* Exercise prompt: Return each line of the listing below, unchanged, and omit the images.

* Data segment:
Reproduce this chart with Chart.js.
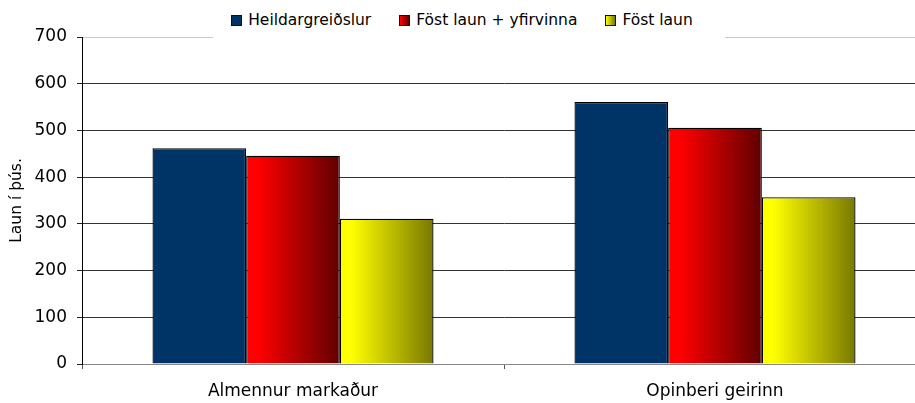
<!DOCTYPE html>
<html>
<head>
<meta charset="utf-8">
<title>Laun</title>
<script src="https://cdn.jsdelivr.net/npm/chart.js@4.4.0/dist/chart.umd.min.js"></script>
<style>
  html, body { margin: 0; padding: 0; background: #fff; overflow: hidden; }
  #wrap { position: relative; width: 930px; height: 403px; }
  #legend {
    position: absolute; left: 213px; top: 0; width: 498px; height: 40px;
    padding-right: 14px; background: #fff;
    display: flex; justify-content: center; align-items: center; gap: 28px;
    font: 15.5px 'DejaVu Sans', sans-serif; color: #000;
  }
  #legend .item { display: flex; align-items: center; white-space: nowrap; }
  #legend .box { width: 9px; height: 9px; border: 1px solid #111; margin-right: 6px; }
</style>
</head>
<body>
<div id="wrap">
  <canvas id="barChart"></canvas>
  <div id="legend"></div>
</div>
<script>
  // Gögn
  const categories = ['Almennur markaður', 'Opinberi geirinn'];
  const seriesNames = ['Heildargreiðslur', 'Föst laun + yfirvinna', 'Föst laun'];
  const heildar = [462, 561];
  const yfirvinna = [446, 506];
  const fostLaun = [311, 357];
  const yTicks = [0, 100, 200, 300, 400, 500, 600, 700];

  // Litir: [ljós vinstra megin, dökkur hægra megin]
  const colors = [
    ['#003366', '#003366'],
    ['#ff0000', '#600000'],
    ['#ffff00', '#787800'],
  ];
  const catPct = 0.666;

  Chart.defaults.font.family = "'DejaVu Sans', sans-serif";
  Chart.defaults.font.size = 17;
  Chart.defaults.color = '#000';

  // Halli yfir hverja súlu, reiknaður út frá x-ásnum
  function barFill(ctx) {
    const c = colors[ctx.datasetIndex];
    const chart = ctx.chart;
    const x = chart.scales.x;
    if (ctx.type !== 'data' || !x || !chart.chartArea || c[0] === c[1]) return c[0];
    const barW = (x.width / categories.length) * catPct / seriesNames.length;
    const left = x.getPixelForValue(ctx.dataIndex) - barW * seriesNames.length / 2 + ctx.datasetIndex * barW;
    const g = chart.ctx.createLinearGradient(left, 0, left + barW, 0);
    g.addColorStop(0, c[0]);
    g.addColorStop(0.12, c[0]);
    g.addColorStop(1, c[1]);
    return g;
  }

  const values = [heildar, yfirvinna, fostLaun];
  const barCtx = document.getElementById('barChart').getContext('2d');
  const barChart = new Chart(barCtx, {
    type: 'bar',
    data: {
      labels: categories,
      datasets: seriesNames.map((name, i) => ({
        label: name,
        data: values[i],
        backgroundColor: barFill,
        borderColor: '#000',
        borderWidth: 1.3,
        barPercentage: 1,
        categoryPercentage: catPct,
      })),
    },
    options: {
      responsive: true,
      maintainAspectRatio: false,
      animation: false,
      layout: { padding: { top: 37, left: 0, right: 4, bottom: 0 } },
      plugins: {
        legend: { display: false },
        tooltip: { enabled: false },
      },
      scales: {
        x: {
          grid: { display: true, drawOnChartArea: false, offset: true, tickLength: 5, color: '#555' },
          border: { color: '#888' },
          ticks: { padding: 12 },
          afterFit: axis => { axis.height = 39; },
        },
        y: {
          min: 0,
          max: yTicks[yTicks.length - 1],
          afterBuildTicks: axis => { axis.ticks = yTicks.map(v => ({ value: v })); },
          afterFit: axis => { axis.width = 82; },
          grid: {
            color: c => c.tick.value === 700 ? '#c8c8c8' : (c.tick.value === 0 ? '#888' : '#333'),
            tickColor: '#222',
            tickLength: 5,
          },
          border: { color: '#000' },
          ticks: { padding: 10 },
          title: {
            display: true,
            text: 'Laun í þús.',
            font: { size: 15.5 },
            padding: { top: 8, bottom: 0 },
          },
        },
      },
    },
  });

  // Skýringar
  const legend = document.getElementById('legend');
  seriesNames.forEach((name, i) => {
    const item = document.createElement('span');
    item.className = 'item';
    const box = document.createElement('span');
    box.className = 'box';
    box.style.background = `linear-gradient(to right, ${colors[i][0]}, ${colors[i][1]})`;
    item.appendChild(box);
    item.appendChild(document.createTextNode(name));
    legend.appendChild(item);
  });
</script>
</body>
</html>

* Right answer:
Reproduce this chart with Chart.js.
<!DOCTYPE html>
<html>
<head>
<meta charset="utf-8">
<title>Laun</title>
<script src="https://cdn.jsdelivr.net/npm/chart.js@4.4.0/dist/chart.umd.min.js"></script>
<style>
  html, body { margin: 0; padding: 0; background: #fff; overflow: hidden; }
  #wrap { position: relative; width: 930px; height: 403px; }
  #legend {
    position: absolute; left: 213px; top: 0; width: 498px; height: 40px;
    padding-right: 14px; background: #fff;
    display: flex; justify-content: center; align-items: center; gap: 28px;
    font: 15.5px 'DejaVu Sans', sans-serif; color: #000;
  }
  #legend .item { display: flex; align-items: center; white-space: nowrap; }
  #legend .box { width: 9px; height: 9px; border: 1px solid #111; margin-right: 6px; }
</style>
</head>
<body>
<div id="wrap">
  <canvas id="barChart"></canvas>
  <div id="legend"></div>
</div>
<script>
  // Gögn
  const categories = ['Almennur markaður', 'Opinberi geirinn'];
  const seriesNames = ['Heildargreiðslur', 'Föst laun + yfirvinna', 'Föst laun'];
  const heildar = [462, 561];
  const yfirvinna = [446, 506];
  const fostLaun = [311, 357];
  const yTicks = [0, 100, 200, 300, 400, 500, 600, 700];

  // Litir: [ljós vinstra megin, dökkur hægra megin]
  const colors = [
    ['#003366', '#003366'],
    ['#ff0000', '#600000'],
    ['#ffff00', '#787800'],
  ];
  const catPct = 0.666;

  Chart.defaults.font.family = "'DejaVu Sans', sans-serif";
  Chart.defaults.font.size = 17;
  Chart.defaults.color = '#000';

  // Halli yfir hverja súlu, reiknaður út frá x-ásnum
  function barFill(ctx) {
    const c = colors[ctx.datasetIndex];
    const chart = ctx.chart;
    const x = chart.scales.x;
    if (ctx.type !== 'data' || !x || !chart.chartArea || c[0] === c[1]) return c[0];
    const barW = (x.width / categories.length) * catPct / seriesNames.length;
    const left = x.getPixelForValue(ctx.dataIndex) - barW * seriesNames.length / 2 + ctx.datasetIndex * barW;
    const g = chart.ctx.createLinearGradient(left, 0, left + barW, 0);
    g.addColorStop(0, c[0]);
    g.addColorStop(0.12, c[0]);
    g.addColorStop(1, c[1]);
    return g;
  }

  const values = [heildar, yfirvinna, fostLaun];
  const barCtx = document.getElementById('barChart').getContext('2d');
  const barChart = new Chart(barCtx, {
    type: 'bar',
    data: {
      labels: categories,
      datasets: seriesNames.map((name, i) => ({
        label: name,
        data: values[i],
        backgroundColor: barFill,
        borderColor: '#000',
        borderWidth: 1.3,
        barPercentage: 1,
        categoryPercentage: catPct,
      })),
    },
    options: {
      responsive: true,
      maintainAspectRatio: false,
      animation: false,
      layout: { padding: { top: 37, left: 0, right: 4, bottom: 0 } },
      plugins: {
        legend: { display: false },
        tooltip: { enabled: false },
      },
      scales: {
        x: {
          grid: { display: true, drawOnChartArea: false, offset: true, tickLength: 5, color: '#555' },
          border: { color: '#888' },
          ticks: { padding: 12 },
          afterFit: axis => { axis.height = 39; },
        },
        y: {
          min: 0,
          max: yTicks[yTicks.length - 1],
          afterBuildTicks: axis => { axis.ticks = yTicks.map(v => ({ value: v })); },
          afterFit: axis => { axis.width = 82; },
          grid: {
            color: c => c.tick.value === 700 ? '#c8c8c8' : (c.tick.value === 0 ? '#888' : '#333'),
            tickColor: '#222',
            tickLength: 5,
          },
          border: { color: '#000' },
          ticks: { padding: 10 },
          title: {
            display: true,
            text: 'Laun í þús.',
            font: { size: 15.5 },
            padding: { top: 8, bottom: 0 },
          },
        },
      },
    },
  });

  // Skýringar
  const legend = document.getElementById('legend');
  seriesNames.forEach((name, i) => {
    const item = document.createElement('span');
    item.className = 'item';
    const box = document.createElement('span');
    box.className = 'box';
    box.style.background = `linear-gradient(to right, ${colors[i][0]}, ${colors[i][1]})`;
    item.appendChild(box);
    item.appendChild(document.createTextNode(name));
    legend.appendChild(item);
  });
</script>
</body>
</html>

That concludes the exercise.